Elke Erb: Kastanienallee
Ich lebe schon seit Jahren nicht mehr in Berlin, doch wohne ich noch immer auf der Kastanienallee. Irgendwie. Denn nach wie vor steht mein Name auf dem Briefkasten und Klingelschild meiner alten Wohnung. Ab und an kommen Briefe für mich an, die mir K. nach Wien weiterschickt. Oft mit so viel Verzögerung, dass sie längst zu Altpapier geworden sind. Das ist nicht schlimm. Besuche ich K., klopfe ich an meine eigene Tür. Meist schaue ich nur auf einen Kaffee vorbei. Im Oktober bleibe ich für fast zwei Wochen, nur um zu merken, dass mir die Stadt abhanden gekommen ist.
Elke Erbs Gedichtband aus dem Jahr 1987 kaufe ich in einem Antiquariat auf der Prenzlauer Allee. Der Laden ist so vollgestopft, dass im Grunde nur Zufallsfunde möglich sind. Der Besitzer meint, das belebe das Geschäft. Je unübersichtlicher, desto besser. Seitdem eine Influencerin in der Nähe hier regelmäßig Photos mache, mangle es zudem nicht an Kundschaft. Dennoch bin ich ganz allein hier. Es riecht flüchtig nach toten, selbstvergessenen Mäusen. Erb wird in diesen Tagen der Büchner-Preis verliehen. Auf dem Cover des Gedichtbandes, den ich aus einem Regal klaube, meine ich, das Gebäude neben meinem alten Wohnhaus auszumachen. Auf meinen Streifzügen durch Berlin wird mir das Buch ein steter Begleiter sein.
An einem Sonntag – kurz vor meiner Abreise nach Wien – besuche ich meine Freundin J., die in einem Plattenbau am Hackeschen Markt wohnt. Jedes Mal, wenn wir uns sehen, trinken wir ungenießbaren Tee und feiern Weihnachten. Wir sehen uns höchstens zweimal im Jahr. Gemeinsam verfolgen wir am Laptop die Verleihung des Buchblog Awards. Die Moderatorin bemüht sich, mit einer bunten Perücke und bedruckten Socken die Aufmerksamkeit auf sich zu ziehen.

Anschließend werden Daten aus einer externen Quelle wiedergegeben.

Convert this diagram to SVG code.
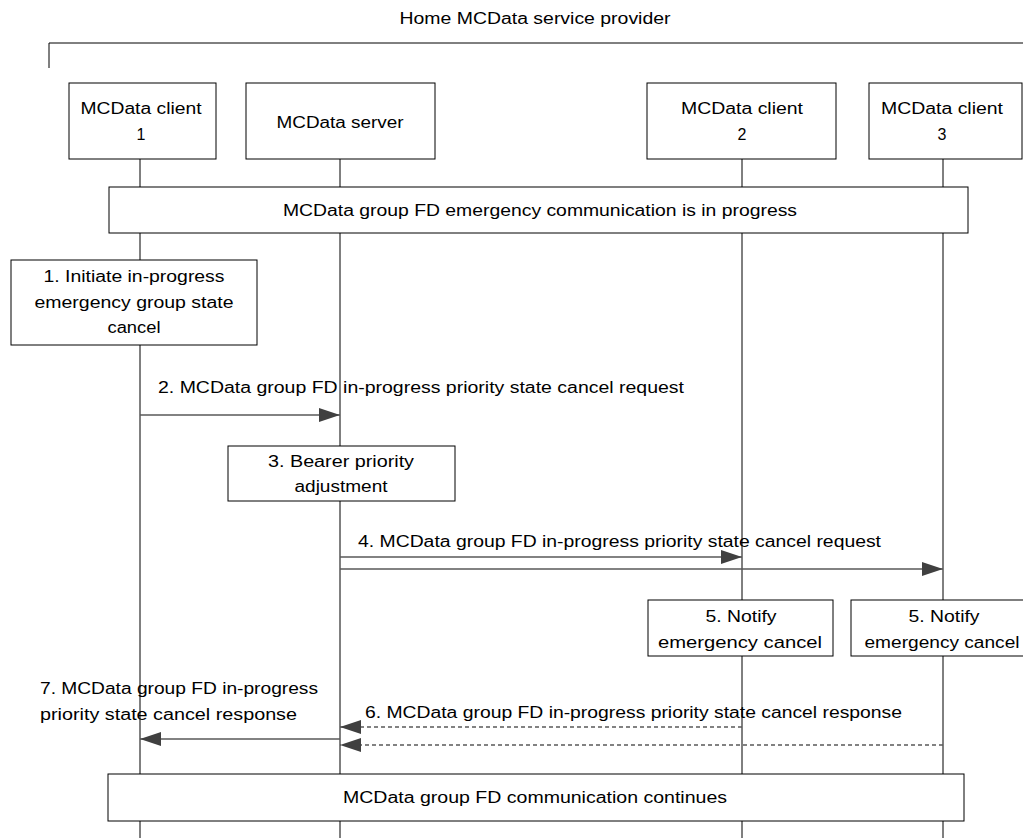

Das ist mir unangenehm. Gegen Ende der Veranstaltung wird mir der Preis für den besten Buchblog zugesprochen und ich werde per Webcam dazugeschaltet. J. ist nervöser als ich selbst. Sie greift nach ihrem Telefon und filmt mich dabei, wie ich meiner Freude über die Auszeichnung keinen Ausdruck verleihen kann.
Jana Volkmann: Auwald
Anfang November liest Jana Volkmann in der Alten Schmiede aus ihrem Roman Auwald. Wir sind seit einer Weile miteinander befreundet. Obwohl ein weiterer Lockdown und eine Ausgangssperre anstehen, ist die Lesung nicht gut besucht. Es ist ein lauer Abend. Die Menschen zieht es nach draußen in die Kneipen und Cafés, die ab morgen schließen werden. Nach dem Ende der Veranstaltung stehen wir in einer kleinen Gruppe auf der Straße und beraten, wie wir den Rest des Abends begehen wollen.
In diesem Moment fahren Polizeiwagen an uns vorbei, die uns dazu auffordern, ins Gebäude zurückzukehren. In unmittelbarer Nähe habe es einen Anschlag gegeben, der oder die Täter seien flüchtig. Wir stellen uns darauf ein, den gesamten Abend in der Alten Schmiede verbringen zu müssen. Die Räume sind abgedunkelt. Wir schauen unablässig auf unsere Smartphones, führen Gespräche und trinken Rotwein. Gegen 2 Uhr in der Nacht befinde ich mich für einen kurzen Augenblick allein im Hinterhof der Kultureinrichtung. Jemand versucht, das Tor aufzustoßen und ich schaffe es nicht mehr, in das Gebäude zurückzukehren. Eine Waffe wird direkt auf mich gerichtet. Es ist die Polizei, die uns evakuiert und wenig später nach Hause schickt. Den Fußweg in den zweiten Bezirk werde ich allein antreten. Es geht mir gut.